***** MATERIAL FOR THE TASK
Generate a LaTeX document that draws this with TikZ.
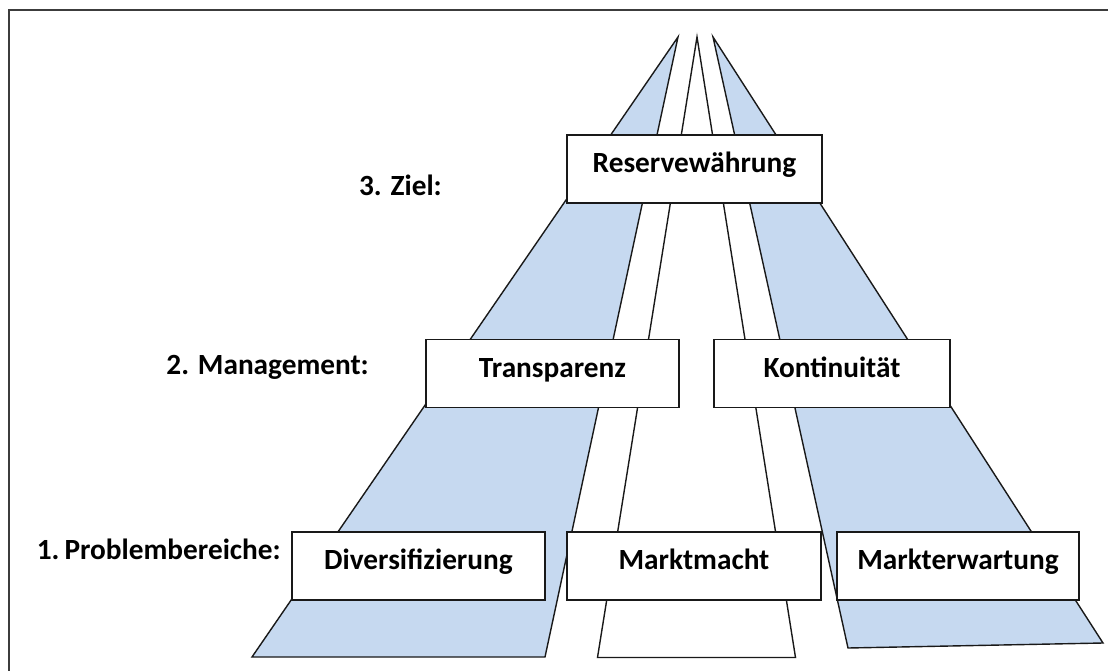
\documentclass[tikz,border=0pt]{standalone}
\usepackage{fontspec}
\setmainfont{Carlito}
\definecolor{lane}{RGB}{198,217,240}
\definecolor{framegray}{RGB}{60,60,60}
\definecolor{edge}{RGB}{25,25,25}
\begin{document}
\begin{tikzpicture}[x=1pt,y=-1pt,
  lanefill/.style={fill=lane,draw=edge,line width=1.4pt,line join=miter},
  lanewhite/.style={fill=white,draw=edge,line width=1.4pt},
  boxnode/.style={draw=edge,fill=white,line width=1.4pt,inner sep=0pt,
    minimum height=68pt,text height=14pt,text depth=7pt,
    font=\fontsize{29.3}{31}\selectfont\bfseries},
  lvl/.style={anchor=base east,inner sep=0pt,font=\fontsize{29.3}{31}\selectfont\bfseries}]
\useasboundingbox (0,0) rectangle (1108,671);
\begin{scope}
\clip (0,0) rectangle (1108,671);
\draw[framegray,line width=2pt] (8.5,700) -- (8.5,10) -- (1130,10);
\end{scope}
% lanes
\draw[lanefill] (678,37) -- (252,657) -- (545,657) -- cycle;
\draw[lanewhite] (697,37) -- (597.5,657.5) -- (795.5,657.5) -- cycle;
\draw[lanefill] (713,37) -- (848,648) -- (1103,643) -- cycle;
% boxes
\node[boxnode,minimum width=255pt] (res) at (694.5,169) {Reservewährung};
\node[boxnode,minimum width=253pt] (tra) at (552.5,373.5) {Transparenz};
\node[boxnode,minimum width=236pt] (kon) at (832,373.5) {Kontinuität};
\node[boxnode,minimum width=253pt] (div) at (418.5,566) {Diversifizierung};
\node[boxnode,minimum width=254pt] (mm) at (694,566) {Marktmacht};
\node[boxnode,minimum width=242pt] (me) at (958,566) {Markterwartung};
% level labels
\node[lvl] (l3) at (442,196) {3. Ziel:};
\node[lvl] (l2) at (369,374) {2. Management:};
\node[lvl] (l1) at (281,559) {1.\hspace{5pt}Problembereiche:};
\end{tikzpicture}
\end{document}
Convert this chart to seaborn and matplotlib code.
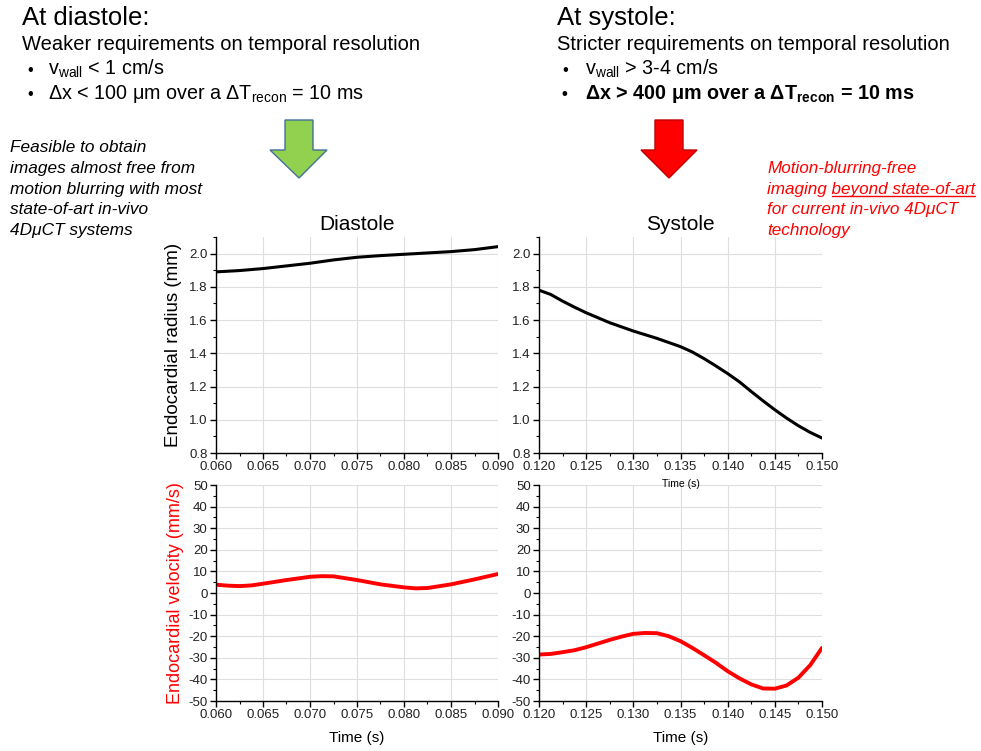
**********
EXERCISE AIM
Scan the records above for the string "this", then report every line that contains it.

TASK OUTPUT
Generate a LaTeX document that draws this with TikZ.
Convert this chart to seaborn and matplotlib code.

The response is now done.